• Written problem: Return the line containing "Recreate this image", the line containing "from matplotlib.patches import Rectangle", and every line between them, exactly as they stand. Output nothing else.

• Provided data:
▼▼▼
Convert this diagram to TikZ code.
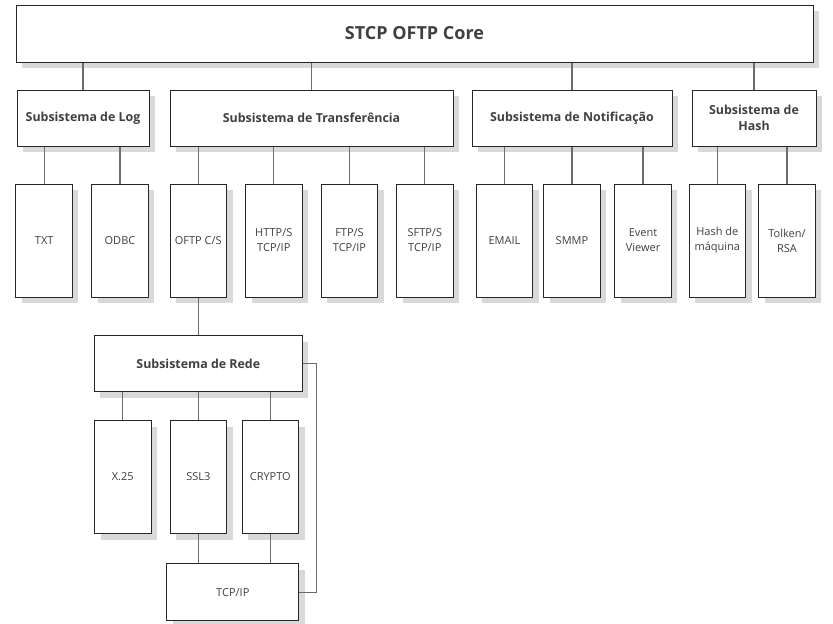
▲▲▲
▼▼▼
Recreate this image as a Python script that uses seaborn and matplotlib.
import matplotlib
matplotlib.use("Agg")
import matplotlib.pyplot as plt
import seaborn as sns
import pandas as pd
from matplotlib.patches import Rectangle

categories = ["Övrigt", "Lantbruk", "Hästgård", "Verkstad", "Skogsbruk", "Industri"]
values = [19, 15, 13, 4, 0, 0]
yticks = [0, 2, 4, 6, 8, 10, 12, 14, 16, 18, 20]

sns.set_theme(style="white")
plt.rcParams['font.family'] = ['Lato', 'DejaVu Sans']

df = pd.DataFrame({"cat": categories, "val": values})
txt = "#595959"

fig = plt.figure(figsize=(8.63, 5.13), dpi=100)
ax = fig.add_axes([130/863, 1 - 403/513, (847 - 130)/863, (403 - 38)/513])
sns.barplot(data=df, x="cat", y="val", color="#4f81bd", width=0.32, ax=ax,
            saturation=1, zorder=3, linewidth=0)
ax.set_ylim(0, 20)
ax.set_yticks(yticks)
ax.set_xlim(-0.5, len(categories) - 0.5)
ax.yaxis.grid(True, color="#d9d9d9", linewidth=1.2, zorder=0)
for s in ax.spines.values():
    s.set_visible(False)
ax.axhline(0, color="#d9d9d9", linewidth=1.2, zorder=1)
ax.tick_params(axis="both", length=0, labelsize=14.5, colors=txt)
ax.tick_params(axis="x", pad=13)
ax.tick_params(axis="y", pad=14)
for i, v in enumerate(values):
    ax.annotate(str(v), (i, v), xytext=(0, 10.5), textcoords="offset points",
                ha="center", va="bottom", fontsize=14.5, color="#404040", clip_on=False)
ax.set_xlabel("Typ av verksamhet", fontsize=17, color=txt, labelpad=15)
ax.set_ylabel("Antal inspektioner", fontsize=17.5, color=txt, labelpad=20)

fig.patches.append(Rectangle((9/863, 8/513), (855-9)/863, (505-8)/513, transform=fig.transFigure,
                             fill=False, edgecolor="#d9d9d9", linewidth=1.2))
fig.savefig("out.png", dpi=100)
▲▲▲
• Answer for this exercise:
Recreate this image as a Python script that uses seaborn and matplotlib.
import matplotlib
matplotlib.use("Agg")
import matplotlib.pyplot as plt
import seaborn as sns
import pandas as pd
from matplotlib.patches import Rectangle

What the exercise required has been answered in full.